African-American mathematician & academic

Chelsea Walton is an American mathematician whose research interests include noncommutative algebra, noncommutative algebraic geometry, symmetry in quantum mechanics, Hopf algebras, and quantum groups. She is a full professor at Rice University and a Sloan Research Fellow.

==Education and career==
Walton is African-American, originally from Detroit, Michigan, and was educated in the Detroit public schools.
As a child she made a letter frequency table from her children's dictionary, and as a high school student, seeking a way to "do logic puzzles all day and get paid for this", she was already planning a career as a mathematics professor.

She graduated from Michigan State University in 2005, and completed her PhD at the University of Michigan in 2011. Her dissertation, On Degenerations and Deformations of Sklyanin Algebras, was jointly supervised by Toby Stafford and Karen E. Smith, and based in part on her work as a visiting student at the University of Manchester, where Stafford had moved.
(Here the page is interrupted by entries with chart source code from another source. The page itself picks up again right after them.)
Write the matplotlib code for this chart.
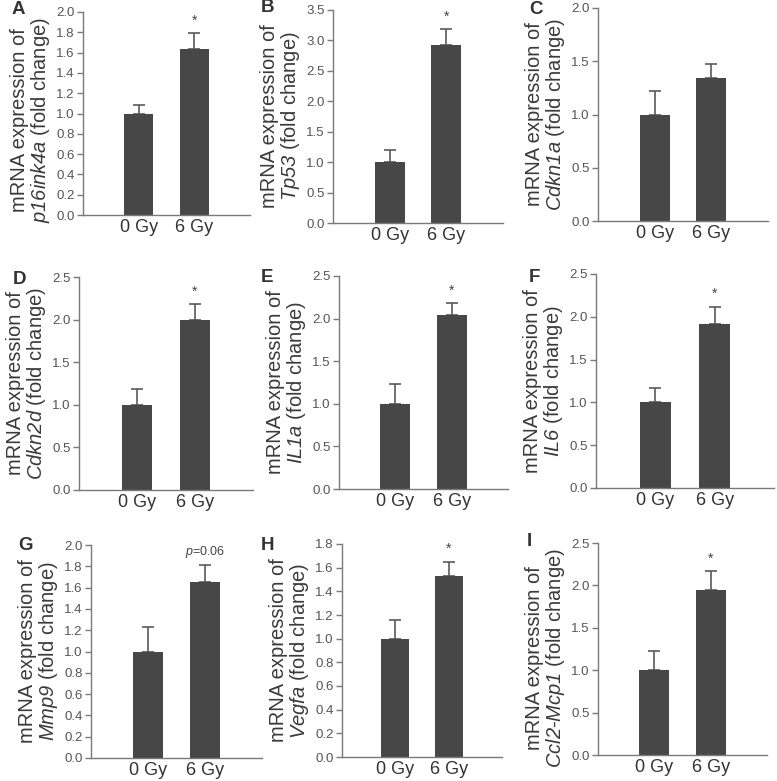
import numpy as np
import matplotlib.pyplot as plt

plt.rcParams['font.family'] = ['Liberation Sans', 'DejaVu Sans']
plt.rcParams['mathtext.fontset'] = 'custom'
# gene names are all-italic, digits included
plt.rcParams['mathtext.it'] = 'Liberation Sans:italic'
plt.rcParams['mathtext.rm'] = 'Liberation Sans:italic'

# data
groups = ["0 Gy", "6 Gy"]
letters = ["A", "B", "C", "D", "E", "F", "G", "H", "I"]
genes = [r"$\mathit{p16ink4a}$", r"$\mathit{Tp53}$", r"$\mathit{Cdkn1a}$",
         r"$\mathit{Cdkn2d}$", r"$\mathit{IL1a}$", r"$\mathit{IL6}$",
         r"$\mathit{Mmp9}$", r"$\mathit{Vegfa}$", r"$\mathit{Ccl2}$-$\mathit{Mcp1}$"]
mean_0gy = [1.0, 1.0, 1.0, 1.0, 1.0, 1.0, 1.0, 1.0, 1.0]
mean_6gy = [1.64, 2.92, 1.34, 1.99, 2.04, 1.92, 1.65, 1.53, 1.95]
err_0gy = [0.08, 0.20, 0.22, 0.19, 0.23, 0.17, 0.23, 0.16, 0.23]
err_6gy = [0.15, 0.26, 0.13, 0.19, 0.14, 0.20, 0.16, 0.12, 0.22]
ymax = [2.0, 3.5, 2.0, 2.5, 2.5, 2.5, 2.0, 1.8, 2.5]
ystep = [0.2, 0.5, 0.5, 0.5, 0.5, 0.5, 0.2, 0.2, 0.5]
marks = ["*", "*", "", "*", "*", "*", r"$\it{p}$=0.06", "*", "*"]

# axes boxes in pixels: left, right, top, bottom
boxes = [(83, 250, 12, 215), (333, 503, 10, 223), (598, 768, 8, 221),
         (79, 253, 277, 490), (339, 508, 276, 489), (596, 774, 274, 488),
         (91, 262, 545, 758), (342, 502, 544, 757), (598, 767, 543, 755)]
label_y = [0.47, 0.5, 0.5, 0.5, 0.5, 0.5, 0.5, 0.5, 0.455]
letter_pos = [(12, 9), (261, 8), (529, 10), (13, 279), (261, 278), (529, 278),
              (18, 545), (261, 545), (527, 541)]

W, H = 777, 781
fig = plt.figure(figsize=(W / 100, H / 100), dpi=100)

bar_col = "#474747"
axis_col = "#7a7a7a"
text_col = "#555555"

for i in range(9):
    l, r, t, b = boxes[i]
    ax = fig.add_axes([l / W, 1 - b / H, (r - l) / W, (b - t) / H])
    x = np.arange(2)
    vals = [mean_0gy[i], mean_6gy[i]]
    errs = [err_0gy[i], err_6gy[i]]
    ax.bar(x, vals, width=0.53, color=bar_col, zorder=2)
    ax.errorbar(x, vals, yerr=[[0, 0], errs], fmt="none", ecolor="#5a5a5a",
                elinewidth=1.2, capsize=4, capthick=1.2, zorder=1)
    ax.set_xlim(-1, 2)
    ax.set_ylim(0, ymax[i])
    ax.set_yticks(np.arange(0, ymax[i] + 1e-6, ystep[i]))
    ax.yaxis.set_major_formatter(plt.FormatStrFormatter("%.1f"))
    ax.set_xticks(x)
    ax.set_xticklabels(groups, fontsize=13, color="#333333")
    ax.tick_params(axis="x", length=0, pad=3)
    ax.tick_params(axis="y", length=4, width=1, color=axis_col, labelsize=9.5,
                   labelcolor=text_col, pad=2)
    for s in ["top", "right"]:
        ax.spines[s].set_visible(False)
    for s in ["left", "bottom"]:
        ax.spines[s].set_color(axis_col)
        ax.spines[s].set_linewidth(1)
    ax.set_ylabel("mRNA expression of\n" + genes[i] + " (fold change)",
                  fontsize=14.5, color="#3a3a3a", labelpad=3, linespacing=1.0)
    ax.yaxis.label.set_y(label_y[i])
    if marks[i]:
        fs = 10 if marks[i] == "*" else 9
        ax.annotate(marks[i], (1, vals[1] + errs[1]), xytext=(0, 4),
                    textcoords="offset points", ha="center", va="bottom",
                    fontsize=fs, color="#444444", clip_on=False)
    lx, ly = letter_pos[i]
    fig.text(lx / W, 1 - ly / H, letters[i], fontsize=13.5, fontweight="bold",
             color="#333333", va="center", ha="left")

fig.savefig("out.png", dpi=100, facecolor="white")
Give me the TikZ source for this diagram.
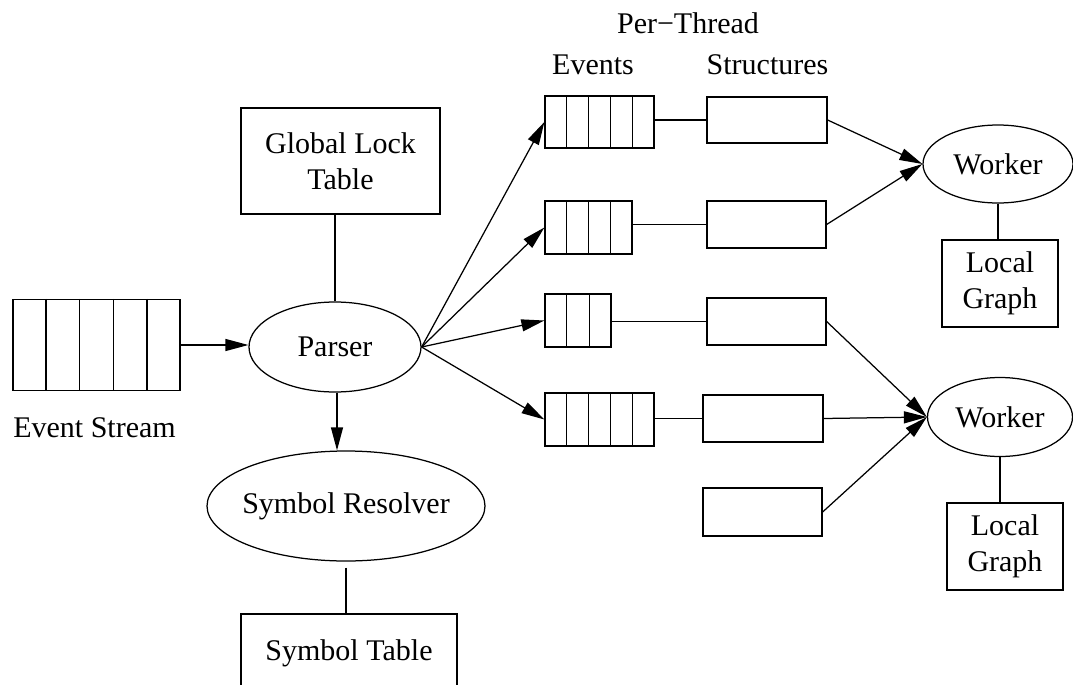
\documentclass[tikz,border=0pt]{standalone}
\usepackage{fontspec}
\setmainfont{Liberation Serif}
\usetikzlibrary{shapes.geometric,arrows.meta,calc}

\tikzset{
  every node/.style={font=\fontsize{30}{36}\selectfont},
  box/.style={draw, rectangle, inner sep=0pt, line width=1.25pt},
  oval/.style={draw, ellipse, inner sep=0pt, line width=1.25pt},
  queuebox/.style={draw, rectangle, inner sep=0pt, line width=1.25pt},
  link/.style={line width=1.25pt},
  flow/.style={line width=1.25pt, -{Triangle[length=23pt,width=12pt]}},
  caption/.style={inner sep=0pt}
}

% vertical dividers of a queue node: #2 dividers, #2+1 cells
\newcommand{\queuecells}[2]{%
  \foreach \k in {1,...,#2}{%
    \pgfmathsetmacro{\f}{\k/(#2+1)}
    \draw[link] ($(#1.north west)!\f!(#1.north east)$) -- ($(#1.south west)!\f!(#1.south east)$);
  }%
}

\begin{document}
\begin{tikzpicture}[x=1pt, y=-1pt]
\useasboundingbox (0,0) rectangle (1073,685);

% input side
\node[queuebox, minimum width=167pt, minimum height=91pt] (es) at (96.5,345) {};
\queuecells{es}{4}
\node[caption] (esl) at (94.5,428) {Event Stream};

\node[oval, minimum width=172pt, minimum height=90pt] (parser) at (335,347) {Parser};
\node[box, minimum width=199pt, minimum height=106pt, align=center] (glt) at (340.5,161) {Global Lock\\Table};
\node[oval, minimum width=278pt, minimum height=110pt] (sr) at (346,506) {\makebox[0pt]{Symbol Resolver}};
\node[box, minimum width=216pt, minimum height=78pt] (st) at (349,653) {Symbol Table};

% per-thread event queues
\node[queuebox, minimum width=109pt, minimum height=52pt] (q1) at (599.5,122) {};
\queuecells{q1}{4}
\node[queuebox, minimum width=87pt, minimum height=53pt] (q2) at (588.5,227.5) {};
\queuecells{q2}{3}
\node[queuebox, minimum width=66pt, minimum height=53pt] (q3) at (578,320.5) {};
\queuecells{q3}{2}
\node[queuebox, minimum width=109pt, minimum height=53pt] (q4) at (599.5,419.5) {};
\queuecells{q4}{4}

% per-thread structures
\node[box, minimum width=120pt, minimum height=46pt] (s1) at (767,120) {};
\node[box, minimum width=119pt, minimum height=47pt] (s2) at (766.5,224.5) {};
\node[box, minimum width=119pt, minimum height=47pt] (s3) at (766.5,321.5) {};
\node[box, minimum width=120pt, minimum height=47pt] (s4) at (763,418.5) {};
\node[box, minimum width=119pt, minimum height=48pt] (s5) at (762.5,512) {};

% column headings
\node[caption] (pt) at (688,23) {Per−Thread};
\node[caption] (ev) at (593,65) {Events};
\node[caption] (stc) at (767.5,65) {Structures};

% workers and their local graphs
\node[oval, minimum width=150pt, minimum height=78pt] (w1) at (998,164) {Worker};
\node[box, minimum width=116pt, minimum height=87pt, align=center] (lg1) at (1000,283.5) {Local\\Graph};
\node[oval, minimum width=145pt, minimum height=79pt] (w2) at (1000,417) {Worker};
\node[box, minimum width=116pt, minimum height=87pt, align=center] (lg2) at (1005,546.5) {Local\\Graph};

% connectors
\draw[flow] (es.east) -- (es.east -| parser.west);
\draw[link] (parser.north) -- (parser.north |- glt.south);
\draw[flow] ([xshift=2pt]parser.south) -- ([xshift=2pt]parser.south |- sr.north);
\draw[link, shorten <=6pt] (sr.south) -- (sr.south |- st.north);

\draw[flow] (parser.east) -- (q1.west);
\draw[flow] (parser.east) -- (q2.west);
\draw[flow] (parser.east) -- (q3.west);
\draw[flow] (parser.east) -- (q4.west);

\draw[link] (s1.west -| q1.east) -- (s1.west);
\draw[link] (s2.west -| q2.east) -- (s2.west);
\draw[link] (s3.west -| q3.east) -- (s3.west);
\draw[link] (s4.west -| q4.east) -- (s4.west);

\draw[flow] (s1.east) -- (w1.west);
\draw[flow] (s2.east) -- (w1.west);
\draw[flow] (s3.east) -- (w2.west);
\draw[flow] (s4.east) -- (w2.west);
\draw[flow] (s5.east) -- (w2.west);

\draw[link] (w1.south) -- (w1.south |- lg1.north);
\draw[link] (w2.south) -- (w2.south |- lg2.north);
\end{tikzpicture}
\end{document}
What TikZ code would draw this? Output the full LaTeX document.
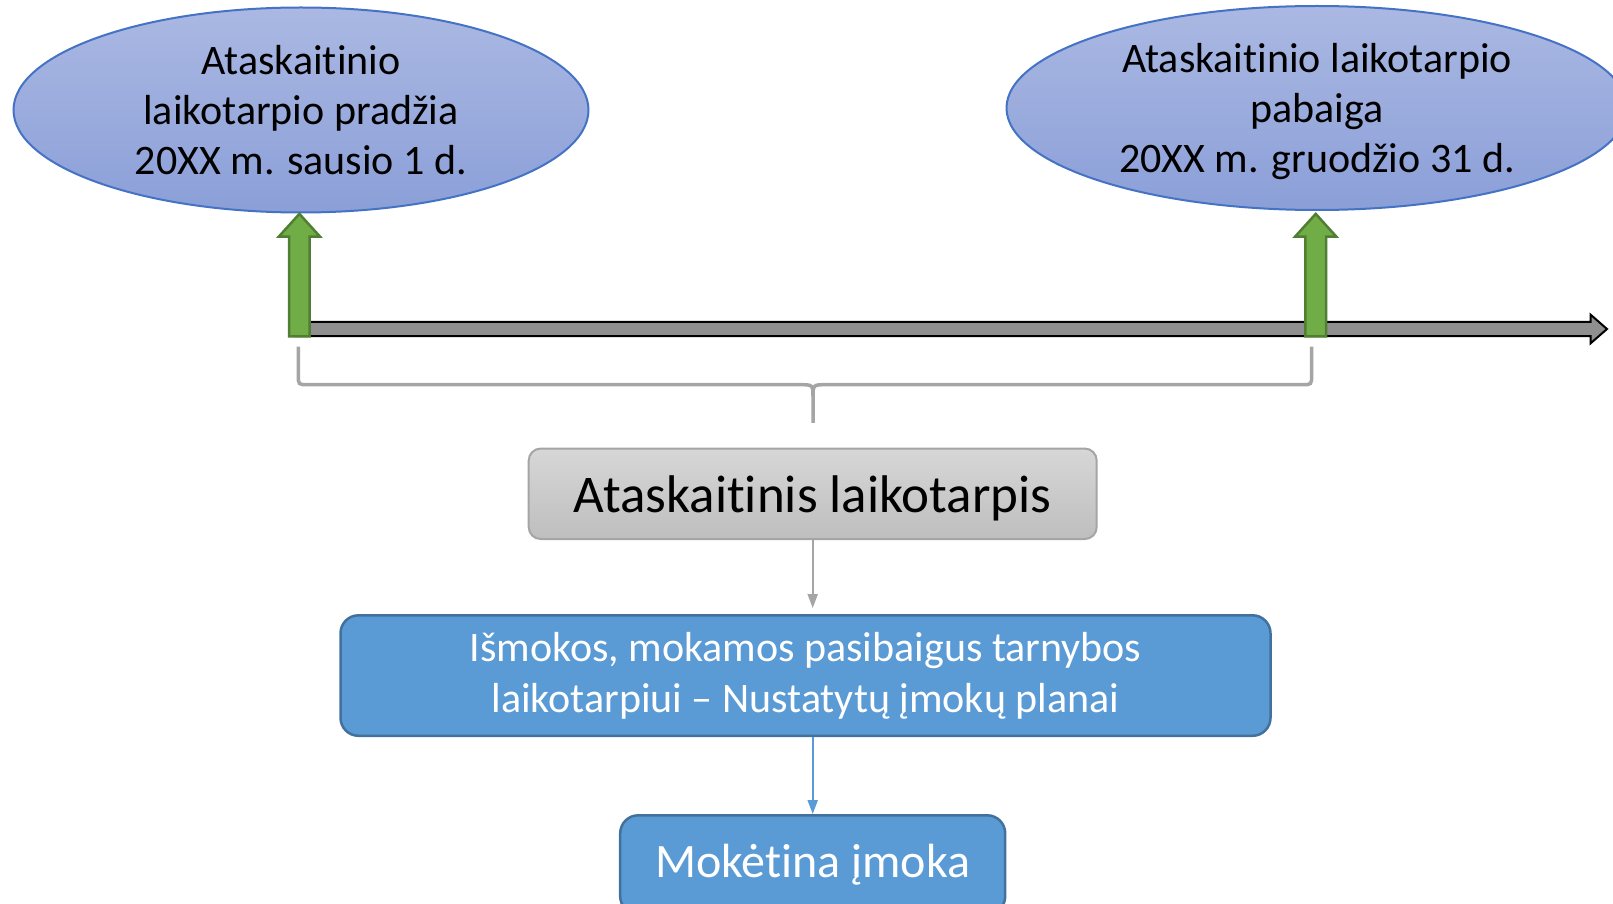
\documentclass[tikz,border=0pt]{standalone}
\usepackage{fontspec}
\setmainfont{Carlito}[RawFeature={-liga;-clig;-calt;-rlig;-dlig}]
\usetikzlibrary{shapes.geometric, arrows.meta, positioning}
\definecolor{ovaltop}{RGB}{170,184,226}
\definecolor{ovalbottom}{RGB}{139,159,216}
\definecolor{ovalline}{RGB}{68,114,196}
\definecolor{arrowgreen}{RGB}{112,173,71}
\definecolor{arrowgreenline}{RGB}{80,126,50}
\definecolor{linegray}{RGB}{165,165,165}
\definecolor{boxtop}{RGB}{215,215,215}
\definecolor{boxbottom}{RGB}{190,190,190}
\definecolor{boxblue}{RGB}{91,155,213}
\definecolor{boxblueline}{RGB}{65,113,156}

\begin{document}
\begin{tikzpicture}[x=1pt, y=-1pt]
\tikzstyle{oval} = [ellipse, draw=ovalline, line width=2pt, top color=ovaltop, bottom color=ovalbottom, align=center, inner sep=0pt, font=\fontsize{42}{50}\selectfont]
\tikzstyle{uparrow} = [draw=arrowgreenline, line width=2.5pt, fill=arrowgreen, line join=miter]
\tikzstyle{timeline} = [draw=black, line width=2pt, fill={rgb,255:red,143;green,143;blue,143}, line join=miter]
\tikzstyle{bracket} = [draw=linegray, line width=3.5pt]
\tikzstyle{graybox} = [rectangle, rounded corners=12pt, draw=linegray, line width=2pt, top color=boxtop, bottom color=boxbottom, text centered, text depth=0pt, font=\fontsize{53}{64}\selectfont]
\tikzstyle{bluebox} = [rectangle, rounded corners=18pt, draw=boxblueline, line width=2.5pt, fill=boxblue, text=white, align=center, inner sep=4pt, font=\fontsize{42}{51}\selectfont]
\tikzstyle{grayarrow} = [draw=linegray, line width=2pt, -{Triangle[width=10pt,length=14pt]}]
\tikzstyle{bluearrow} = [draw=boxblue, line width=2pt, -{Triangle[width=10pt,length=14pt]}]
\clip (0,0) rectangle (1613,904);

% Nodes
\node (start) [oval, minimum width=575pt, minimum height=205pt] at (301,110) {Ataskaitinio\\laikotarpio pradžia\\20XX m. sausio 1 d.};
\node (end) [oval, minimum width=621pt, minimum height=204pt] at (1317,108) {Ataskaitinio laikotarpio\\pabaiga\\\smash{20XX m. gruodžio 31 d.}};

\node (period) [graybox, minimum width=568pt, minimum height=90.5pt] at (812.7,493.8) {Ataskaitinis laikotarpis};
\node (plans) [bluebox, below=74pt of period, xshift=-7.2pt, minimum width=930pt, minimum height=120.5pt] {Išmokos, mokamos pasibaigus tarnybos\\laikotarpiui – Nustatytų įmokų planai};
\node (pay) [bluebox, below=77pt of plans, xshift=7.2pt, minimum width=385pt, minimum height=99pt, font=\fontsize{48}{58}\selectfont] {Mokėtina įmoka};

% Time line
\coordinate (t1) at (299.4,336.3);
\coordinate (t2) at (1315.7,336.3);
\coordinate (tend) at (1607,329);
\path [timeline] (295,321.8) -- (1590.5,321.8) -- (1590.5,314.6) -- (tend) -- (1590.5,343.4) -- (1590.5,336.2) -- (295,336.2) -- cycle;
\path [uparrow] (t1) +(-10.3,0) -- +(-10.3,-99.8) -- +(-20.5,-99.8) -- +(0,-122.4) -- +(20.5,-99.8) -- +(10.3,-99.8) -- +(10.3,0) -- cycle;
\path [uparrow] (t2) +(-10.3,0) -- +(-10.3,-99.8) -- +(-20.5,-99.8) -- +(0,-122.4) -- +(20.5,-99.8) -- +(10.3,-99.8) -- +(10.3,0) -- cycle;

% Brace
\draw [bracket] (298.3,346.7) -- (298.3,375) .. controls (298.3,384.7) .. (308,384.7) -- (800,384.7) .. controls (813,384.7) .. (813,398) -- (813,422.8)
  (1311.6,346.7) -- (1311.6,375) .. controls (1311.6,384.7) .. (1302,384.7) -- (826,384.7) .. controls (813,384.7) .. (813,398);

% Arrows
\draw [grayarrow, shorten >=6pt] (period.south) -- (period.south |- plans.north);
\draw [bluearrow] (plans.south -| pay.north) -- (pay.north);

\end{tikzpicture}
\end{document}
Walton did postdoctoral research at the University of Washington and the Mathematical Sciences Research Institute, and became a C. L. E. Moore instructor at the Massachusetts Institute of Technology from 2012 to 2015. She came to Temple University as Selma Lee Bloch Brown Assistant Professor of Mathematics in 2015 . She moved to the University of Illinois in 2018. She joined the faculty at Rice University in 2020.

==Recognition==
Walton was named a Sloan Fellow in 2017, becoming the fourth African-American to win a Sloan Fellowship in mathematics. Walton was also recognized by Mathematically Gifted & Black as a Black History Month 2017 Honoree. In 2018 she won the André Lichnerowicz Prize in Poisson geometry, the first woman to be awarded this prize. The award citation noted her research on Sklyanin algebras in Poisson geometry, on the actions of Hopf algebras, and on the universal enveloping algebra of the Witt algebra. She was elected as a Fellow of the American Mathematical Society, in the 2025 class of fellows.